I felt a great giggle in the force...

River Cocytus said...


Sufism, perhaps.

Other forms of Islam, like certain forms of Christendom, have serious problems with being considered genuine traditions from that point of view.

Note. I am not a Perennialist; I am a Christian partisan. But I'm not here to undermine the stance of allies that stand against the Conspiracy to rob us of our slack.

Chris said...


I agree with you on Islam and certain forms of Christianity. I, personally, came to embrace the Christian faith via the writings of the Perennialists; however, I've been finding it increasingly difficult to reconcile the Incarnation and trinitarian theology with the central tenets of the Perennial Philosophy.

River Cocytus said...

Perennialism as I understand it tries to bring together the main points and characteristics of the ancient traditions of substance and fortitude and present what holds real Tradition together; it cannot substitute for real Tradition.

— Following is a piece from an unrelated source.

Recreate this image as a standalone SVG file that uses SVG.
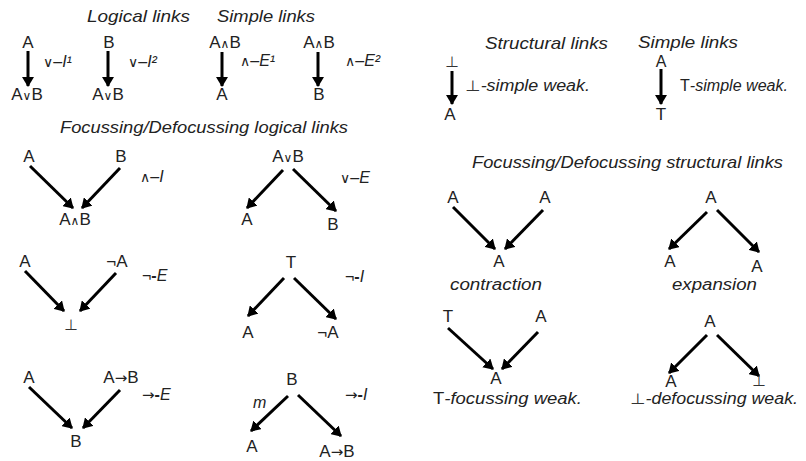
<svg xmlns="http://www.w3.org/2000/svg" width="806" height="461" viewBox="0 0 806 461">
<defs>
<style>
text { font-family: "Liberation Sans", Arial, sans-serif; fill: #222; }
.n { font-size: 17px; text-anchor: middle; }
.h { font-size: 17px; font-style: italic; }
.l { font-size: 16px; }
.i { font-style: italic; }
.s { font-family: "DejaVu Sans", sans-serif; font-size: 12px; font-style: normal; font-weight: normal; }
.sl { font-family: "DejaVu Sans", sans-serif; font-size: 14px; font-style: normal; font-weight: normal; }
.ar { font-family: "DejaVu Sans", sans-serif; font-size: 15px; font-style: normal; font-weight: normal; }
.b { font-family: "Noto Sans CJK JP", "DejaVu Sans", sans-serif; font-size: 14px; font-style: normal; fill: #333; }
.d { font-weight: bold; }
#connectors line { stroke: #000; stroke-width: 3; marker-end: url(#ah); }
</style>
<marker id="ah" markerUnits="userSpaceOnUse" viewBox="0 0 10 12" markerWidth="10" markerHeight="12" refX="9" refY="6" orient="auto">
<path d="M0,0 L10,6 L0,12 z" fill="#000"/>
</marker>
</defs>
<rect width="806" height="461" fill="#fff"/>

<g id="titles">
<text class="h" x="87" y="22" textLength="103" lengthAdjust="spacingAndGlyphs">Logical links</text>
<text class="h" x="217" y="22" textLength="98" lengthAdjust="spacingAndGlyphs">Simple links</text>
<text class="h" x="60" y="133" textLength="288" lengthAdjust="spacingAndGlyphs">Focussing/Defocussing logical links</text>
<text class="h" x="485" y="49" textLength="123" lengthAdjust="spacingAndGlyphs">Structural links</text>
<text class="h" x="638" y="48" textLength="100" lengthAdjust="spacingAndGlyphs">Simple links</text>
<text class="h" x="472" y="168" textLength="311" lengthAdjust="spacingAndGlyphs">Focussing/Defocussing structural links</text>
</g>

<g id="connectors">
<line x1="28" y1="51" x2="28" y2="86"/>
<line x1="108" y1="51" x2="108" y2="86"/>
<line x1="222" y1="52" x2="222" y2="86"/>
<line x1="318" y1="52" x2="318" y2="86"/>
<line x1="30" y1="166" x2="73" y2="208"/>
<line x1="120" y1="168" x2="82" y2="208"/>
<line x1="283" y1="170" x2="247" y2="208"/>
<line x1="293" y1="169" x2="336" y2="211"/>
<line x1="25" y1="271" x2="64" y2="311"/>
<line x1="116" y1="273" x2="80" y2="311"/>
<line x1="284" y1="278" x2="248" y2="316"/>
<line x1="294" y1="278" x2="336" y2="319"/>
<line x1="29" y1="387" x2="72" y2="428"/>
<line x1="120" y1="390" x2="83" y2="428"/>
<line x1="288" y1="396" x2="251" y2="431"/>
<line x1="298" y1="395" x2="341" y2="436"/>
<line x1="452" y1="71" x2="452" y2="104"/>
<line x1="661" y1="69" x2="661" y2="104"/>
<line x1="453" y1="207" x2="495" y2="249"/>
<line x1="543" y1="210" x2="505" y2="249"/>
<line x1="707" y1="212" x2="669" y2="249"/>
<line x1="717" y1="210" x2="759" y2="252"/>
<line x1="448" y1="328" x2="493" y2="369"/>
<line x1="538" y1="332" x2="502" y2="369"/>
<line x1="707" y1="335" x2="669" y2="373"/>
<line x1="717" y1="335" x2="759" y2="376"/>
</g>

<g id="or-intro-1">
<text class="n" x="28" y="48">A</text>
<text class="n" x="27" y="100">A<tspan class="s">∨</tspan>B</text>
<text class="l" x="43" y="67"><tspan class="sl">∨</tspan>–<tspan class="i">I¹</tspan></text>
</g>
<g id="or-intro-2">
<text class="n" x="109" y="48">B</text>
<text class="n" x="108" y="100">A<tspan class="s">∨</tspan>B</text>
<text class="l" x="128" y="67"><tspan class="sl">∨</tspan>–<tspan class="i">I²</tspan></text>
</g>
<g id="and-elim-1">
<text class="n" x="225" y="48">A<tspan class="s">∧</tspan>B</text>
<text class="n" x="222" y="100">A</text>
<text class="l" x="240" y="66"><tspan class="sl">∧</tspan>–<tspan class="i">E¹</tspan></text>
</g>
<g id="and-elim-2">
<text class="n" x="319" y="48">A<tspan class="s">∧</tspan>B</text>
<text class="n" x="319" y="100">B</text>
<text class="l" x="345" y="66"><tspan class="sl">∧</tspan>–<tspan class="i">E²</tspan></text>
</g>

<g id="and-intro">
<text class="n" x="29" y="162">A</text>
<text class="n" x="121" y="162">B</text>
<text class="n" x="75" y="225">A<tspan class="s">∧</tspan>B</text>
<text class="l" x="140" y="182"><tspan class="sl">∧</tspan>–<tspan class="i">I</tspan></text>
</g>
<g id="or-elim">
<text class="n" x="288" y="162">A<tspan class="s">∨</tspan>B</text>
<text class="n" x="247" y="225">A</text>
<text class="n" x="333" y="230">B</text>
<text class="l" x="340" y="183"><tspan class="sl">∨</tspan>–<tspan class="i">E</tspan></text>
</g>
<g id="neg-elim">
<text class="n" x="25" y="267">A</text>
<text class="n" x="117" y="267">¬A</text>
<text class="n" x="71" y="330"><tspan class="b">⊥</tspan></text>
<text class="l" x="142" y="281">¬<tspan class="d">-</tspan><tspan class="i">E</tspan></text>
</g>
<g id="neg-intro">
<text class="n" x="291" y="268">T</text>
<text class="n" x="248" y="338">A</text>
<text class="n" x="328" y="338">¬A</text>
<text class="l" x="345" y="282">¬<tspan class="d">-</tspan><tspan class="i">I</tspan></text>
</g>
<g id="imp-elim">
<text class="n" x="29" y="383">A</text>
<text class="n" x="121" y="383">A<tspan class="ar">→</tspan>B</text>
<text class="n" x="76" y="447">B</text>
<text class="l" x="142" y="400"><tspan class="ar">→</tspan><tspan class="d">-</tspan><tspan class="i">E</tspan></text>
</g>
<g id="imp-intro">
<text class="n" x="292" y="385">B</text>
<text class="n" x="252" y="452">A</text>
<text class="n" x="337" y="457">A<tspan class="ar">→</tspan>B</text>
<text class="l i" x="253" y="408">m</text>
<text class="l" x="345" y="400"><tspan class="ar">→</tspan><tspan class="d">-</tspan><tspan class="i">I</tspan></text>
</g>

<g id="bot-simple">
<text class="n" x="452" y="67"><tspan class="b">⊥</tspan></text>
<text class="n" x="450" y="120">A</text>
<text class="l" x="465" y="91" textLength="125" lengthAdjust="spacingAndGlyphs"><tspan class="b">⊥</tspan><tspan class="i">-simple weak.</tspan></text>
</g>
<g id="top-simple">
<text class="n" x="661" y="67" style="font-size:16px">A</text>
<text class="n" x="661" y="120">T</text>
<text class="l" x="680" y="91" textLength="108" lengthAdjust="spacingAndGlyphs">T<tspan class="i">-simple weak.</tspan></text>
</g>
<g id="contraction">
<text class="n" x="453" y="203">A</text>
<text class="n" x="545" y="203">A</text>
<text class="n" x="499" y="267">A</text>
<text class="l i" x="450" y="290" textLength="92" lengthAdjust="spacingAndGlyphs">contraction</text>
</g>
<g id="expansion">
<text class="n" x="711" y="203">A</text>
<text class="n" x="670" y="267">A</text>
<text class="n" x="757" y="272">A</text>
<text class="l i" x="672" y="290" textLength="85" lengthAdjust="spacingAndGlyphs">expansion</text>
</g>
<g id="top-focussing">
<text class="n" x="448" y="322">T</text>
<text class="n" x="541" y="322">A</text>
<text class="n" x="496" y="384">A</text>
<text class="l" x="433" y="404" textLength="149" lengthAdjust="spacingAndGlyphs">T<tspan class="i">-focussing weak.</tspan></text>
</g>
<g id="bot-defocussing">
<text class="n" x="710" y="327">A</text>
<text class="n" x="671" y="387">A</text>
<text class="n" x="759" y="386"><tspan class="b">⊥</tspan></text>
<text class="l" x="630" y="404" textLength="168" lengthAdjust="spacingAndGlyphs"><tspan class="b">⊥</tspan><tspan class="i">-defocussing weak.</tspan></text>
</g>
</svg>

Perennialism is a right-wing form of comparative religion; it is a way of speaking about religion and understanding foreign and at times hostile belief systems, but it is not itself a substitute for them.

You might recall that all important Perennialists (as far as I know) were dedicated adherents of one of the great Traditions. If this seems odd, consider Don Colacho's take:

"No thesis is expounded with clarity except when it manages to be expounded by an intelligent man who does not share it."

As those of the great Traditions when faced with the howling insanity of Modernity saw, they would need more help than just their own strength to stand. So why not recruit your old enemies?

Chris said...


"A right-wing form of comparative religion"- I'm not sure I would put it as such. The Perennialist/Traditionalist school is largely apolitical. It is true that Rene Guenon's (Schuon's co-founder) writings have been influential among reactionaries of various stripes, but the Traditionalist School proper would be silent on such matters.

It is also true that Perennialism is not "another" religion or some kind of super-religion. The central idea of the Perennial Philosophy is that "Divine Truth is one, timeless, and universal, and that the different religions are but different languages expressing that one Truth."

I agree that an ecumenism based on resistance to the many headed hydra of modernity has merit.


I don't think that Schuon would have been likely to reject exoteric Islam. The whole point of Perennialism is that esoterism cannot exist in a vacuum- that it must "deploy" within the container of an orthodox Tradition.

julie said...

I'm not saying Schuon would reject exoteric Islam; only that I can't imagine he'd be in favor of the culture of death that mainstream Islam is in practice. For that matter, I find myself occasionally wondering how he reconciles much of Mo's behavior with an avataric ideal, but then a lot of biblical figures ostensibly serving god did some pretty terrible things; what do I know?

Anyway, having said that it's not at all my place to speak for Schuon. What I do know is that saints will find their way back om, either because of or in spite of the tradition they follow (though of course it's much easier the more reality-based the tradition is). God knows his own.

Chris said...

And well said.

Interesting though- I just got into it with an Evangelical who expressed a similar stance to the Catholic Church. I'm not a sola sciptura kind of guy.